Here is a summary of what I have learned so far reading the
gospels during Lent this year: If you take the gospels as your guide, you must
learn to stay in Jesus’ presence, to see the world as Jesus sees the world, and
to treat others as Jesus treats them. One of the most affecting examples of
this is the Parable of the Unforgiving Servant in Matthew 18. Before you read
further here, take your bible and read the parable.
The primary point of the parable is simple: If we fail to forgive
others as God has forgiven us, we forfeit our forgiveness.

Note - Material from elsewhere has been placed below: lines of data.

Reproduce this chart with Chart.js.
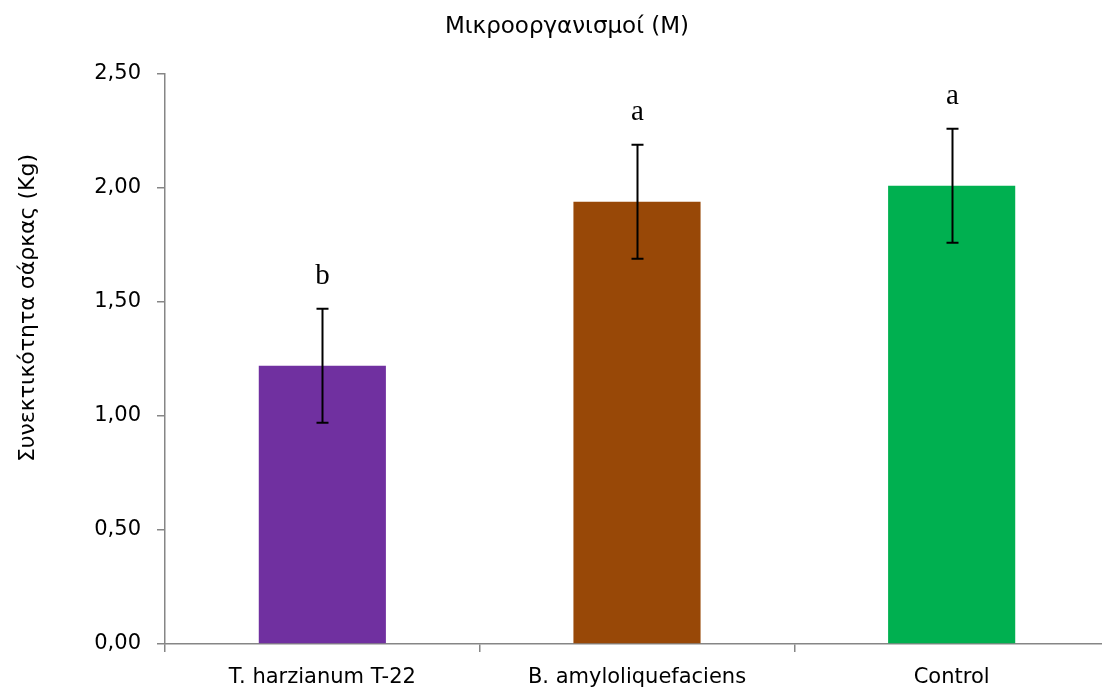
<!DOCTYPE html>
<html>
<head>
<meta charset="utf-8">
<script src="https://cdn.jsdelivr.net/npm/chart.js@4"></script>
<style>
html,body{margin:0;padding:0;background:#fff;overflow:hidden;}
#wrap{width:1102px;height:693px;position:relative;overflow:hidden;}
canvas{position:absolute;left:0;top:0;}
</style>
</head>
<body>
<div id="wrap"><canvas id="c" width="1109" height="693"></canvas></div>
<script>
const categories = ['T. harzianum T-22', 'B. amyloliquefaciens', 'Control'];
const means = [1.22, 1.94, 2.01];
const errors = [0.25, 0.25, 0.25];
const letters = ['b', 'a', 'a'];
const barColors = ['#7030A0', '#984807', '#00B050'];
const chartTitle = 'Μικροοργανισμοί (Μ)';
const yTitle = 'Συνεκτικότητα σάρκας (Kg)';
const yMin = 0, yMax = 2.5, yStep = 0.5;

const AXIS = '#868686';
const FONT = '"DejaVu Sans", "Open Sans", sans-serif';

const overlay = {
  id: 'overlay',
  afterDatasetsDraw(chart) {
    const ctx = chart.ctx;
    const x = chart.scales.x, y = chart.scales.y;
    ctx.save();
    ctx.strokeStyle = '#000';
    ctx.lineWidth = 2;
    means.forEach((m, i) => {
      const cx = Math.round(x.getPixelForValue(i)) + 0.5;
      const top = y.getPixelForValue(m + errors[i]);
      const bot = y.getPixelForValue(m - errors[i]);
      ctx.beginPath();
      ctx.moveTo(cx, top); ctx.lineTo(cx, bot);
      ctx.moveTo(cx - 6, top); ctx.lineTo(cx + 6, top);
      ctx.moveTo(cx - 6, bot); ctx.lineTo(cx + 6, bot);
      ctx.stroke();
      ctx.fillStyle = '#000';
      ctx.font = '29px "Liberation Serif", "Times New Roman", serif';
      ctx.textAlign = 'center';
      ctx.textBaseline = 'alphabetic';
      ctx.fillText(letters[i], cx, top - 25);
    });
    ctx.restore();
  },
  afterDraw(chart) {
    const ctx = chart.ctx;
    ctx.save();
    ctx.fillStyle = '#000';
    ctx.textAlign = 'center';
    ctx.textBaseline = 'middle';
    ctx.font = '23px ' + FONT;
    ctx.fillText(chartTitle, 567, 27);
    ctx.font = '22px ' + FONT;
    ctx.translate(28, 308);
    ctx.rotate(-Math.PI / 2);
    ctx.fillText(yTitle, 0, 0);
    ctx.restore();
  }
};

new Chart(document.getElementById('c'), {
  type: 'bar',
  data: {
    labels: categories,
    datasets: [{
      data: means,
      backgroundColor: barColors,
      borderWidth: 0,
      barPercentage: 0.404,
      categoryPercentage: 1.0
    }]
  },
  options: {
    responsive: false,
    animation: false,
    events: [],
    layout: { padding: { top: 74, right: 0, left: 0, bottom: 0 } },
    plugins: { legend: { display: false }, tooltip: { enabled: false }, title: { display: false } },
    scales: {
      x: {
        grid: { display: true, drawOnChartArea: false, drawTicks: true, tickLength: 8, color: AXIS, lineWidth: 1.5, offset: true },
        border: { display: true, color: AXIS, width: 1.5 },
        ticks: { color: '#000', font: { family: FONT, size: 21 }, padding: 13, maxRotation: 0 },
        afterFit(s) { s.height = 49; }
      },
      y: {
        min: yMin, max: yMax,
        grid: { display: true, drawOnChartArea: false, drawTicks: true, tickLength: 8, color: AXIS, lineWidth: 1.5 },
        border: { display: true, color: AXIS, width: 1.5 },
        ticks: {
          stepSize: yStep, color: '#000', font: { family: FONT, size: 21 }, padding: 16,
          callback: v => v.toFixed(2).replace('.', ',')
        },
        afterFit(s) { s.width = 165; }
      }
    }
  },
  plugins: [overlay]
});
</script>
</body>
</html>
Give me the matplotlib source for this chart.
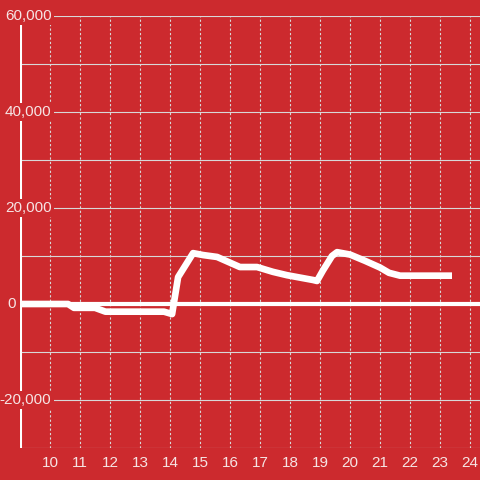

But it seems to me
that the root of the servant’s unforgiving action is his failure to see his
debtor through God’s eyes.
Earlier in Matthew 18 Jesus has repeated his very hard
saying about cutting off our hands and feet and plucking out our eyes if any of
these body parts cause us to sin. And if we pay attention to the Parable of the
Unforgiving Servant we can see that all of these body parts contribute to his
stumbling, to his sin.
First, the servant who has been forgiven his debt leaves the
presence of his king. He went out—on his feet. It is a mistake to leave God’s
presence and go out into the world on our own two feet without him. Immediately
it seems, the forgiven one encounters temptation. He sees—with his eyes—another
servant who owes him money. How quickly he succumbs to his personal vision of
this servant as debtor when he sees with his own eyes, his own judgment, rather
than the king’s. He fails to see his debtor as the king sees him. His eye
causes him to stumble. His vision is not pure. He sees with the prideful eye of
one who presumes to know the difference between good and evil.
But that is not the end of it. Next he seizes his
debtor—with his hands—and throws him into prison. He not only sees as one who
judges, he acts with his own hands to punish. And the consequence—of his
walking out of the king’s presence and influence, of seeing with his own eyes
rather than the king’s vision, and acting with his own hands rather than the
hands of the king—is to be judged and treated the same way that he judged and
treated his debtor. He forfeits his forgiveness.
The point: Be the image of Jesus in the world, be Christ’s
ambassadors, by walking in his presence, by seeing others as Jesus sees them,
and by using our hands to treat others as Jesus would. I think that’s a pretty
good summary at this point of my forty days with the gospels.